Step two: file proof of insurance with the OMV. Louisiana accepts electronic filing directly from the carrier (most carriers file automatically within 24 hours of policy issuance) or a paper certificate delivered in person at an OMV office. The certificate must show your name, the vehicle identification number, the policy effective date, and the coverage limits. The OMV will not process reinstatement until proof is on file. Step three: pay the $100 reinstatement fee. The fee is non-negotiable and applies regardless of how quickly you restored coverage after the lapse. Payment can be made online, by mail, or in person at an OMV office. Once proof and payment are both received, the OMV lifts the suspension and restores your driving privilege.
The Failure Mode Most Drivers Miss
The most common reinstatement failure occurs when a driver buys new coverage but the carrier does not file proof with the OMV immediately. Some carriers file electronically within hours; others require the policyholder to request the filing manually. If you assume the carrier filed automatically and you do not verify, the suspension persists. You remain legally prohibited from driving even though you now carry valid coverage.
The second failure mode: paying the reinstatement fee before filing proof of insurance. The OMV will not process the fee payment until proof is on file. Drivers who pay first, assuming that completes reinstatement, discover weeks later that their license remains suspended because the proof step was never completed. The sequence is non-negotiable: proof first, then fee.
The third failure mode applies to households with multiple vehicles. If one vehicle's policy lapses but a second vehicle on a separate policy remains insured, the driver assumes their license is safe because they still carry coverage. Louisiana suspends the license tied to the uninsured vehicle regardless of other active policies. Each vehicle must be continuously insured. A lapse on any vehicle you own or are listed as the principal operator for triggers suspension.
Louisiana Uninsured Motorist Rate
11.7%
The state's aggressive suspension policy exists to reduce this rate and protect insured drivers from uncompensated claims.
Insurance Research Council, 2023
State-Specific Quirks That Extend Suspension
Louisiana law allows the OMV to extend suspension duration if the driver was involved in an accident while uninsured. The base suspension lifts once proof and fee are filed, but an accident-related suspension can persist until the driver satisfies any judgment or settlement arising from the accident. This creates a secondary suspension layer that reinstatement alone does not resolve.

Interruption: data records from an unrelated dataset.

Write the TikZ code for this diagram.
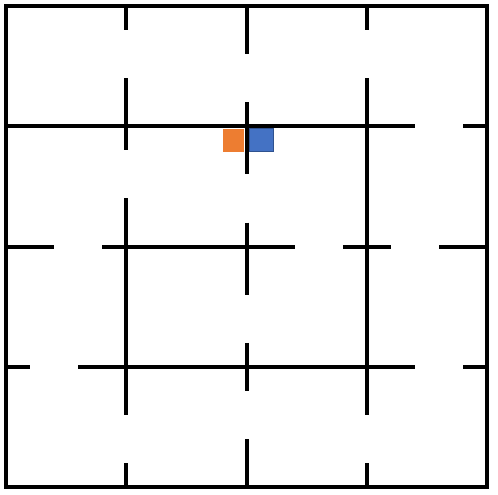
\documentclass[tikz,border=0pt]{standalone}
\usepackage{tikz}
\definecolor{mazeorange}{HTML}{ED7D31}
\definecolor{mazeblue}{HTML}{4472C4}
\definecolor{mazeblueline}{HTML}{2F528F}
\tikzset{
  wall/.style={line width=1.9pt, black},
  outerwall/.style={line width=2pt, black},
}

\begin{document}
\begin{tikzpicture}[x=2cm, y=-2cm]
\useasboundingbox (-0.05,-0.05) rectangle (4.09,4.065);
% the two markers
\fill[mazeorange] (1.8,1.02) rectangle (1.98,1.21);
\filldraw[fill=mazeblue, draw=mazeblueline, line width=0.3pt] (2.02,1.02) rectangle (2.22,1.21);
% outer walls
\draw[outerwall] (0,0) rectangle (4,4);
% vertical walls
\draw[wall] (1,0) -- (1,0.2) (1,0.6) -- (1,1.2) (1,1.6) -- (1,3.4) (1,3.8) -- (1,4);
\draw[wall] (2,0) -- (2,0.4) (2,0.8) -- (2,1.4) (2,1.8) -- (2,2.4) (2,2.8) -- (2,3.2) (2,3.6) -- (2,4);
\draw[wall] (3,0) -- (3,0.2) (3,0.6) -- (3,3.4) (3,3.8) -- (3,4);
% horizontal walls
\draw[wall] (0,1) -- (3.4,1) (3.8,1) -- (4,1);
\draw[wall] (0,2) -- (0.4,2) (0.8,2) -- (2.4,2) (2.8,2) -- (3.2,2) (3.6,2) -- (4,2);
\draw[wall] (0,3) -- (0.2,3) (0.6,3) -- (3.4,3) (3.8,3) -- (4,3);
\end{tikzpicture}
\end{document}
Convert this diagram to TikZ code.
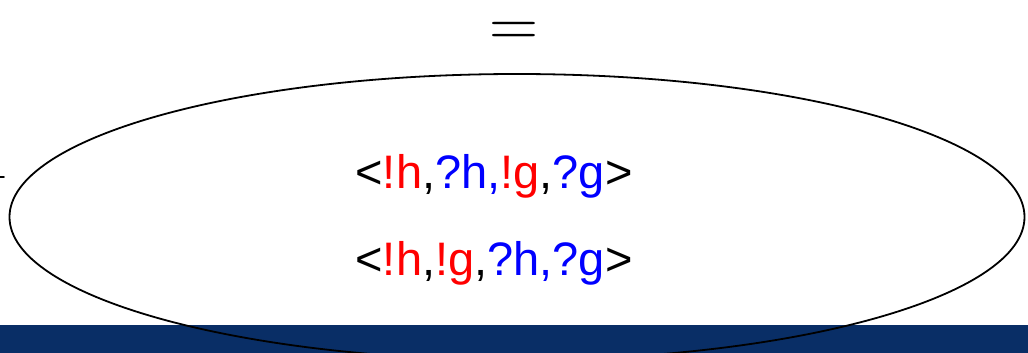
\documentclass[tikz,border=0pt]{standalone}
\usepackage{fontspec}
\usepackage{xcolor}
\usetikzlibrary{shapes.geometric}
\newfontfamily\seqfont{Liberation Sans}
\definecolor{SeqSend}{rgb}{1,0,0}
\definecolor{SeqRecv}{rgb}{0,0,1}
\definecolor{SeqInk}{gray}{0}
\definecolor{SeqBand}{RGB}{9,46,102}
\newcommand{\snd}[1]{\textcolor{SeqSend}{#1}}
\newcommand{\rcv}[1]{\textcolor{SeqRecv}{#1}}
\tikzset{
    seq/diagram/.style={
        x=1pt, y=-1pt,
        draw=SeqInk,
        text=SeqInk,
        line cap=round,
        line join=round,
        every node/.style={inner sep=0pt, outer sep=0pt}
    },
    seq/pool/.style={
        ellipse, draw=SeqInk, line width=1.8pt,
        minimum width=1015pt, minimum height=286pt
    },
    seq/trace/.style={
        anchor=base, font=\seqfont\fontsize{47}{47}\selectfont
    },
    seq/equals/.style={anchor=base, font=\fontsize{68}{68}\selectfont},
    seq/band/.style={fill=SeqBand, draw=none},
    seq/stub/.style={draw=SeqInk, line width=1.8pt}
}

\begin{document}
\begin{tikzpicture}[seq/diagram]
    \useasboundingbox (0,0) rectangle (1028,353);
    \fill[seq/band] (0,325) rectangle (1028,353);
    \node[seq/equals] (eq) at (514,47) {=};
    \node[seq/pool] (pool) at (517,217) {};
    \node[seq/trace] (first) at (494,188)
        {<\snd{!h},\rcv{?h,}\snd{!g},\rcv{?g}>};
    \node[seq/trace] (second) at (494,275)
        {<\snd{!h},\snd{!g},\rcv{?h,?g}>};
    \coordinate (cut) at (0,177);
    \draw[seq/stub] (cut) -- ++(4,0);
\end{tikzpicture}
\end{document}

A second quirk: if the uninsured vehicle was registered in your name but you were not the primary driver, the suspension still applies to your license. Louisiana ties the suspension to the registered owner, not the driver. Transferring the vehicle title to another household member does not lift the suspension retroactively. You must complete the proof-and-fee process even if you no longer own or drive the vehicle.
How to Restore Coverage and Reinstate Your License
Contact a carrier that writes Louisiana auto insurance and apply for a new policy. Nineteen carriers write coverage in Louisiana, including carriers that specialize in reinstating drivers after a lapse. Most offer same-day coverage when you apply online or by phone. Request that the carrier file proof of insurance electronically with the OMV as soon as the policy is issued. Confirm the filing within 24 hours by calling the OMV or checking your online OMV account.
Once proof is on file, pay the $100 reinstatement fee through the OMV's online portal, by mail, or in person at an OMV office. The OMV processes reinstatement within one business day of receiving both proof and payment. You will receive confirmation by mail or email. Do not drive until you receive confirmation that the suspension has been lifted. Driving on a suspended license in Louisiana is a separate criminal offense with fines up to $500 and potential jail time.
If you own multiple vehicles, verify that every vehicle you are listed as the registered owner or principal operator for carries active coverage. A lapse on any one vehicle triggers suspension even if your other vehicles remain insured. Households that insure multiple cars on separate policies face higher lapse risk because a billing failure on one policy does not alert the household to coverage gaps on the others. Louisiana's minimum coverage requirements apply to every registered vehicle you own.